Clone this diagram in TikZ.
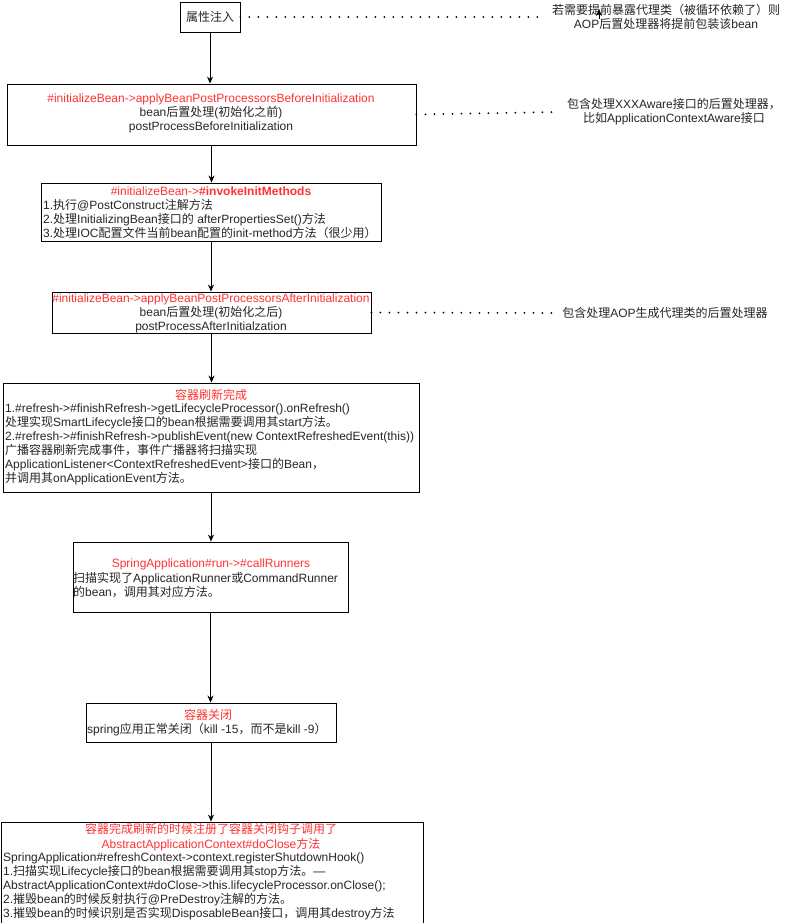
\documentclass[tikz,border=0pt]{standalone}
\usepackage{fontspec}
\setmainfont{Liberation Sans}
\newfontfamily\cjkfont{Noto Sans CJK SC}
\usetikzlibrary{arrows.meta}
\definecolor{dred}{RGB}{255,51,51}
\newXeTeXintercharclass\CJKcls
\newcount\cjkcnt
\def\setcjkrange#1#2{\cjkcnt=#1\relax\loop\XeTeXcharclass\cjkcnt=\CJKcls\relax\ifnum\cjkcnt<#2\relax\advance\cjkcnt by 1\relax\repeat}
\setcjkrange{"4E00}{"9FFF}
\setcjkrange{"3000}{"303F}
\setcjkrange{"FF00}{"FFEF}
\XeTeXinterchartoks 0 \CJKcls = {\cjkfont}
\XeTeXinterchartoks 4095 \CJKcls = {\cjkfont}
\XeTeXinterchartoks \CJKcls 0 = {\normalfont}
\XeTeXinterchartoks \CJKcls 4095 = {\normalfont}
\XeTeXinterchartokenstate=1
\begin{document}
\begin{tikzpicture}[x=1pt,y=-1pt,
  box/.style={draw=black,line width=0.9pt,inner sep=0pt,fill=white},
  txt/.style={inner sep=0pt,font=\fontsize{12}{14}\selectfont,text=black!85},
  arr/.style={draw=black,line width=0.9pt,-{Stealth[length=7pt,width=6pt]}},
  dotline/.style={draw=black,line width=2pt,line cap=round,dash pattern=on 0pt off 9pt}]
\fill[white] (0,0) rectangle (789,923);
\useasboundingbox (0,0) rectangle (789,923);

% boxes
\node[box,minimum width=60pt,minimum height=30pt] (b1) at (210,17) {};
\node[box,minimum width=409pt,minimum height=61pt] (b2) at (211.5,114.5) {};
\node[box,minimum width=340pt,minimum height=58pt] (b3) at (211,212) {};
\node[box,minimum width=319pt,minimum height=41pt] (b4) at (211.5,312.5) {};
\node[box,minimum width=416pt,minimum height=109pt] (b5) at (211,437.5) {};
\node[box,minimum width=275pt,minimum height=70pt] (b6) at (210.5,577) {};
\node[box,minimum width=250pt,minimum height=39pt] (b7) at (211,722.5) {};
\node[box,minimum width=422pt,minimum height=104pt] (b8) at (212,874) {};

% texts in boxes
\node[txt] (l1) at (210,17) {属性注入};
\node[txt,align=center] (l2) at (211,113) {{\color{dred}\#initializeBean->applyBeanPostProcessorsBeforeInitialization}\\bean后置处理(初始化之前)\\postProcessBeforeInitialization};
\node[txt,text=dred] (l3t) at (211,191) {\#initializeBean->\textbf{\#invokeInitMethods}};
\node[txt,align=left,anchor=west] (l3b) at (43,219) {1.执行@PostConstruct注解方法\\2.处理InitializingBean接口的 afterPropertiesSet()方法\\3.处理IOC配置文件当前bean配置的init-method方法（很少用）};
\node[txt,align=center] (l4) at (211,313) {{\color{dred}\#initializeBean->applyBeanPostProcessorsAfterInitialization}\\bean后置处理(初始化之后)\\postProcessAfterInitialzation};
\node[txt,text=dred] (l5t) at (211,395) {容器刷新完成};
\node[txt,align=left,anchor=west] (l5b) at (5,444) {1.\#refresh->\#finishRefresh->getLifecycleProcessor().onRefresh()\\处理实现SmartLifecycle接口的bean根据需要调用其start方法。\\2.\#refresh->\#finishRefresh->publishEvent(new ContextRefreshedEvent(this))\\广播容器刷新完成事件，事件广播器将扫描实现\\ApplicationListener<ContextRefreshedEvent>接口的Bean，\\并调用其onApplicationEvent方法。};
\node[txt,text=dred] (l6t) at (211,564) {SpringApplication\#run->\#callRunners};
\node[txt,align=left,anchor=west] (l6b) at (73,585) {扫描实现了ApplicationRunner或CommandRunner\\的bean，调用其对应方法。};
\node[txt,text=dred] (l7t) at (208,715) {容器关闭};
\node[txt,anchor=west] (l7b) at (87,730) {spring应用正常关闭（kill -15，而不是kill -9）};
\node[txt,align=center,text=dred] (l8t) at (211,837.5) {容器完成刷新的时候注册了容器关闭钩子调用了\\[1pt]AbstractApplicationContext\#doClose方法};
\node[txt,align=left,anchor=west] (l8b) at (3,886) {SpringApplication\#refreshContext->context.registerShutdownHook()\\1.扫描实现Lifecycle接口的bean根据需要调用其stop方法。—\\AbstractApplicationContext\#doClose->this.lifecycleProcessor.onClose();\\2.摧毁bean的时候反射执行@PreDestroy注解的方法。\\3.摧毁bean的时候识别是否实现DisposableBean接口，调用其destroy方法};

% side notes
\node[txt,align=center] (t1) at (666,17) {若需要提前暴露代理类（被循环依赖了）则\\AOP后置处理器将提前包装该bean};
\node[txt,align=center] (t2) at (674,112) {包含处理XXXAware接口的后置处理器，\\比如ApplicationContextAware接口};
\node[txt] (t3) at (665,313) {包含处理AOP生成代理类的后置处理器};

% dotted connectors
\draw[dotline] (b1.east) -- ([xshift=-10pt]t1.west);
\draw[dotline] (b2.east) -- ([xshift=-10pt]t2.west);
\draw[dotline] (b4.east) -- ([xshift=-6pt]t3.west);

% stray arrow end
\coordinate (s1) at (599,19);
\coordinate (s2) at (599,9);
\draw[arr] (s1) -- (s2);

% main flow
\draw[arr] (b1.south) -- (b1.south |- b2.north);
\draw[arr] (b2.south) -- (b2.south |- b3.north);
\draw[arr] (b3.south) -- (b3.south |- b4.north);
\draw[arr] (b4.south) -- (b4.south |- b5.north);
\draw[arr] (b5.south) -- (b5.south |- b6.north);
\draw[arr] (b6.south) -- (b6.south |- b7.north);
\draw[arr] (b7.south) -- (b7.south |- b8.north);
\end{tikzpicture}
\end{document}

-----

### Required task
Everything from the top line of the data down to and including the line with "width=422pt,minimum height=104pt] (b8)" is to be copied, except the pictures.

### Output for this task
Clone this diagram in TikZ.
\documentclass[tikz,border=0pt]{standalone}
\usepackage{fontspec}
\setmainfont{Liberation Sans}
\newfontfamily\cjkfont{Noto Sans CJK SC}
\usetikzlibrary{arrows.meta}
\definecolor{dred}{RGB}{255,51,51}
\newXeTeXintercharclass\CJKcls
\newcount\cjkcnt
\def\setcjkrange#1#2{\cjkcnt=#1\relax\loop\XeTeXcharclass\cjkcnt=\CJKcls\relax\ifnum\cjkcnt<#2\relax\advance\cjkcnt by 1\relax\repeat}
\setcjkrange{"4E00}{"9FFF}
\setcjkrange{"3000}{"303F}
\setcjkrange{"FF00}{"FFEF}
\XeTeXinterchartoks 0 \CJKcls = {\cjkfont}
\XeTeXinterchartoks 4095 \CJKcls = {\cjkfont}
\XeTeXinterchartoks \CJKcls 0 = {\normalfont}
\XeTeXinterchartoks \CJKcls 4095 = {\normalfont}
\XeTeXinterchartokenstate=1
\begin{document}
\begin{tikzpicture}[x=1pt,y=-1pt,
  box/.style={draw=black,line width=0.9pt,inner sep=0pt,fill=white},
  txt/.style={inner sep=0pt,font=\fontsize{12}{14}\selectfont,text=black!85},
  arr/.style={draw=black,line width=0.9pt,-{Stealth[length=7pt,width=6pt]}},
  dotline/.style={draw=black,line width=2pt,line cap=round,dash pattern=on 0pt off 9pt}]
\fill[white] (0,0) rectangle (789,923);
\useasboundingbox (0,0) rectangle (789,923);

% boxes
\node[box,minimum width=60pt,minimum height=30pt] (b1) at (210,17) {};
\node[box,minimum width=409pt,minimum height=61pt] (b2) at (211.5,114.5) {};
\node[box,minimum width=340pt,minimum height=58pt] (b3) at (211,212) {};
\node[box,minimum width=319pt,minimum height=41pt] (b4) at (211.5,312.5) {};
\node[box,minimum width=416pt,minimum height=109pt] (b5) at (211,437.5) {};
\node[box,minimum width=275pt,minimum height=70pt] (b6) at (210.5,577) {};
\node[box,minimum width=250pt,minimum height=39pt] (b7) at (211,722.5) {};
\node[box,minimum width=422pt,minimum height=104pt] (b8) at (212,874) {};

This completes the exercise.